Reform Party May Relax Nomination Requirements if Candidates Come Close
DALLAS (AP) _ Ross Perot’s Reform Party may relax its ground rules for putting people on the party’s presidential nominating ballot if candidates fall just short of meeting the requirements, officials said Monday.
The party initially said would-be candidates would have to show they were supported by 10 percent of Reform Party members to be considered for the nomination.
But Russell Verney, national political coordinator for the fledgling third party, said Monday, ``If someone just misses by a little bit, I don’t think we should just cut them out.″
The party is mailing out a survey this week to determine which candidates have enough supporters to be on the nominating ballot.
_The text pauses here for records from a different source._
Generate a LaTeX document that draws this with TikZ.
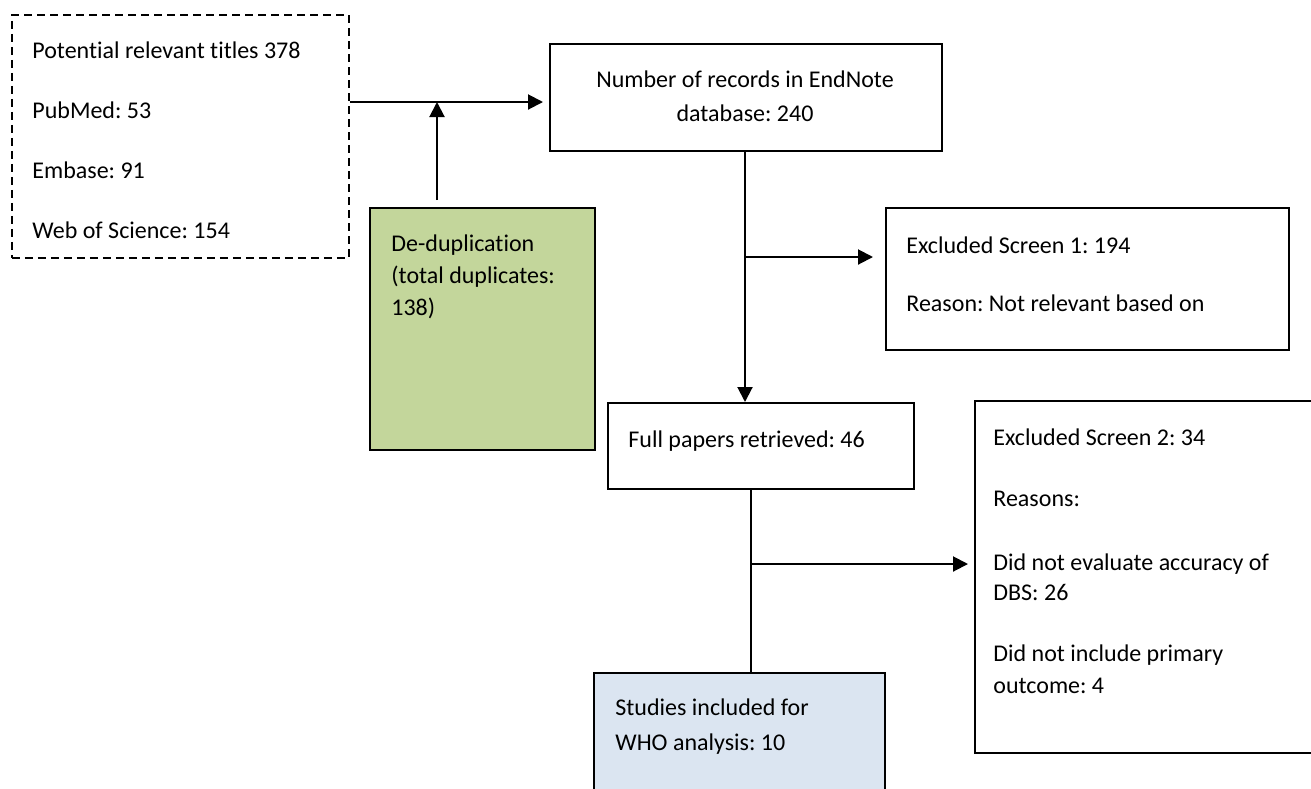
\documentclass[tikz,border=0pt]{standalone}
\usepackage{fontspec}
\setmainfont{Carlito}[Ligatures=NoCommon]
\usetikzlibrary{arrows.meta}
\frenchspacing

\newlength{\px}
\setlength{\px}{0.5pt}
\definecolor{dedupgreen}{HTML}{C3D69B}
\definecolor{keptblue}{HTML}{DBE5F1}

\tikzset{
  box/.style={draw, line width=1pt, rectangle, anchor=north west, inner sep=0pt},
  txt/.style={anchor=north west, align=left, inner sep=0pt,
              font=\fontsize{12}{15}\selectfont, execute at begin node=\strut},
  link/.style={line width=1pt},
  arr/.style={link, -{Triangle[length=7.5pt,width=7.5pt]}}
}

\begin{document}
\begin{tikzpicture}[x=0.5pt,y=-0.5pt]
\useasboundingbox (0,0) rectangle (1311,788);
\clip (0,0) rectangle (1311,788);

% boxes
\node[box, dashed, dash pattern=on 4pt off 2.5pt, line width=0.75pt,
      minimum width=337*\px, minimum height=243*\px] (src) at (11,14) {};
\node[box, minimum width=392*\px, minimum height=107*\px] (endnote) at (549,43) {};
\node[box, fill=dedupgreen, minimum width=225*\px, minimum height=242*\px] (dedup) at (369,207) {};
\node[box, minimum width=403*\px, minimum height=142*\px] (excl1) at (885,207) {};
\node[box, minimum width=306*\px, minimum height=86*\px] (fullpap) at (607,402) {};
\node[box, minimum width=356*\px, minimum height=352*\px] (excl2) at (974,400) {};
\node[box, fill=keptblue, minimum width=291*\px, minimum height=128*\px] (studies) at (593,672) {};

% texts (top of first line strut)
\node[txt] (srcTxt) at (32,41) {Potential relevant titles 378\\[15pt]PubMed: 53\\[15pt]Embase: 91\\[15pt]Web of Science: 154};
\node[txt, anchor=north, align=center] (endnoteTxt) at (745,70) {Number of records in EndNote\\[2pt]database: 240};
\node[txt] (dedupTxt) at (391,234) {De-duplication\\[1.2pt](total duplicates:\\[1.2pt]138)};
\node[txt] (excl1Txt) at (906,236) {Excluded Screen 1: 194\\[14pt]Reason: Not relevant based on};
\node[txt] (fullpapTxt) at (628,426) {Full papers retrieved: 46};
\node[txt] (excl2Txt) at (993,428) {Excluded Screen 2: 34\\[15.5pt]Reasons:\\[17pt]Did not evaluate accuracy of\\DBS: 26\\[15.5pt]Did not include primary\\[1pt]outcome: 4};
\node[txt] (studiesTxt) at (615,698) {Studies included for\\[2.5pt]WHO analysis: 10};

% junctions
\coordinate (joinA) at (437,102);
\coordinate (split1) at (745,257);
\coordinate (split2) at (751,564);

% connectors
\draw[arr, shorten >=3pt] (joinA -| src.east) -- (joinA -| endnote.west);
\draw[arr] ([yshift=3.5pt]joinA |- dedup.north) -- (joinA);
\draw[arr] (endnote.south -| split1) -- (split1 |- fullpap.north);
\draw[arr, shorten >=6pt] (split1) -- (split1 -| excl1.west);
\draw[link] (split2 |- fullpap.south) -- (split2 |- studies.north);
\draw[arr, shorten >=3pt] (split2) -- (split2 -| excl2.west);
\end{tikzpicture}
\end{document}
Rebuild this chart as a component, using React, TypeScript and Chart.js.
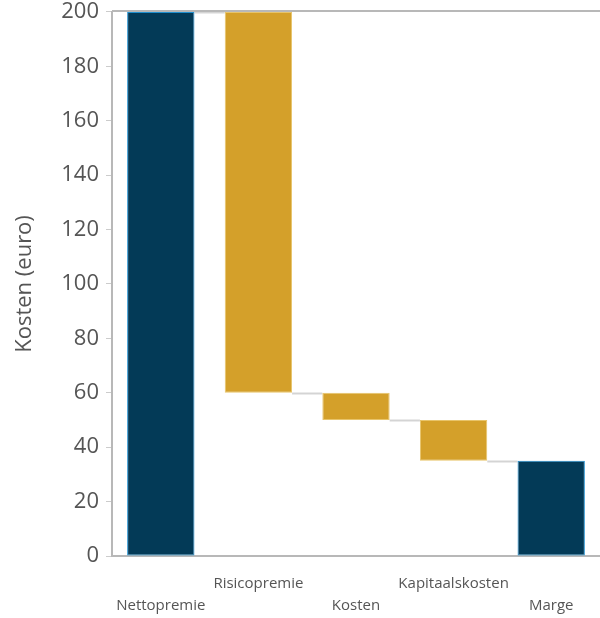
import React, { useEffect, useRef } from "react";
import { Chart, registerables } from "chart.js";

Chart.register(...registerables);

const categories = ["Nettopremie", "Risicopremie", "Kosten", "Kapitaalskosten", "Marge"];
const barStarts = [0, 60, 50, 35, 0];
const barEnds = [200, 200, 60, 50, 35];
const isTotal = [true, false, false, false, true];
const yTicks = [0, 20, 40, 60, 80, 100, 120, 140, 160, 180, 200];

const NAVY = "#033a57";
const NAVY_EDGE = "#1f8fd0";
const GOLD = "#d4a02a";
const GOLD_EDGE = "#e8c46a";
const FONT = "'Open Sans', 'Noto Sans', sans-serif";

// Grey connector lines joining each bar's lower end to the next bar,
// plus the top frame line of the plot area.
const connectorPlugin = {
  id: "waterfallConnectors",
  beforeDatasetsDraw(chart: any) {
    const { ctx, chartArea, scales } = chart;
    const meta = chart.getDatasetMeta(0);
    ctx.save();
    ctx.strokeStyle = "#d4d4d4";
    ctx.lineWidth = 2;
    for (let i = 0; i < categories.length - 1; i++) {
      const level = isTotal[i] ? barEnds[i] : barStarts[i];
      const y = Math.round(scales.y.getPixelForValue(level)) + 0.5;
      const a = meta.data[i];
      const b = meta.data[i + 1];
      ctx.beginPath();
      ctx.moveTo(a.x + a.width / 2, y);
      ctx.lineTo(b.x - b.width / 2, y);
      ctx.stroke();
    }
    ctx.strokeStyle = "#b8b8b8";
    ctx.lineWidth = 2;
    ctx.beginPath();
    ctx.moveTo(chartArea.left, chartArea.top - 1);
    ctx.lineTo(chartArea.right + 4, chartArea.top - 1);
    ctx.stroke();
    ctx.restore();
  },
};

export default function App() {
  const canvasRef = useRef<HTMLCanvasElement | null>(null);

  useEffect(() => {
    if (!canvasRef.current) return;
    const labels = categories.map((c, i) => (i % 2 === 1 ? [c, ""] : ["", c]));
    const chart = new Chart(canvasRef.current, {
      type: "bar",
      data: {
        labels,
        datasets: [
          {
            data: barStarts.map((s, i) => [s, barEnds[i]]) as any,
            backgroundColor: isTotal.map((t) => (t ? NAVY : GOLD)),
            borderColor: isTotal.map((t) => (t ? NAVY_EDGE : GOLD_EDGE)),
            borderWidth: 1,
            borderSkipped: false,
            barPercentage: 0.69,
            categoryPercentage: 1,
          },
        ],
      },
      options: {
        animation: false,
        responsive: true,
        maintainAspectRatio: false,
        layout: { padding: { top: 0, right: -3, left: 0, bottom: 0 } },
        plugins: {
          legend: { display: false },
          tooltip: { enabled: false },
        },
        scales: {
          x: {
            offset: true,
            grid: { display: false },
            border: { color: "#b8b8b8", width: 2 },
            ticks: {
              color: "#555",
              font: { family: FONT, size: 15, lineHeight: 1.45 },
              padding: 9,
              maxRotation: 0,
              autoSkip: false,
            },
            afterFit(scale: any) {
              scale.height = 62;
            },
          },
          y: {
            min: 0,
            max: 200,
            afterBuildTicks(scale: any) {
              scale.ticks = yTicks.map((v) => ({ value: v }));
            },
            grid: {
              drawOnChartArea: false,
              drawTicks: true,
              tickLength: 6,
              color: "#cccccc",
            },
            border: { color: "#b8b8b8", width: 2 },
            ticks: {
              color: "#555",
              font: { family: FONT, size: 22, lineHeight: 0.45 },
              padding: 7,
            },
            title: {
              display: true,
              text: "Kosten (euro)",
              color: "#555",
              font: { family: FONT, size: 22 },
              padding: { top: 12, bottom: 0 },
            },
            afterFit(scale: any) {
              scale.width = 112;
            },
          },
        },
      },
      plugins: [connectorPlugin],
    });
    return () => chart.destroy();
  }, []);

  return (
    <div style={{ position: "fixed", left: 0, top: 0, width: 600, height: 618, background: "#fff" }}>
      <canvas ref={canvasRef} />
    </div>
  );
}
The only potential candidates named in the survey packet are former Colorado Gov. Richard Lamm and Reform Party founder Ross Perot, but members can write in anyone.
The raw survey results will be kept secret, as will the identity of the companies that tally the results and audit the process, Verney said.
``It has more integrity this way,″ Verney said.
He added that keeping the information secret means that every would-be nominee will come to the Reform Party’s Aug. 11 convention on equal footing.
``We’re not looking to embarrass anybody in this process. We’re not looking to set up a clear favorite or a dark horse,″ he said at a Dallas news conference.
Verney said that if auditors report that there are candidates near the 10 percent threshold, they may be considered for the nomination ballot. That decision will be made by ``reasonable people,″ he said.
The survey being mailed this week is expected to reach between 950,000 and 1 million of the 1.3 million people who have signed petitions to get the Reform Party on state ballots this November. To be on the nominating ballot, candidates will have be named on about 10 percent of the responses.
Keeping the raw survey results a secret seems to be at odds with the Reform Party’s idea of reforming government, said Larry Hugick, director of political and media polls for Princeton Survey Research.
``I can’t see that people are going to blindly trust someone to do this,″ he said. ``It’ll be a hard sell.″
The Reform Party or a designated candidate so far has been certified for ballots in 21 states.
On Monday, the Arkansas Supreme Court ruled that the party did not submit a valid petition in time to get on that state’s ballot. The party still has a chance to certify an independent candidate for the state’s November ballot.
Also Monday, the party submitted more than 60,000 signatures to the Georgia secretary of state, seeking to win access to Georgia’s November ballot. The party needs 31,771 valid signatures to secure a ballot slot.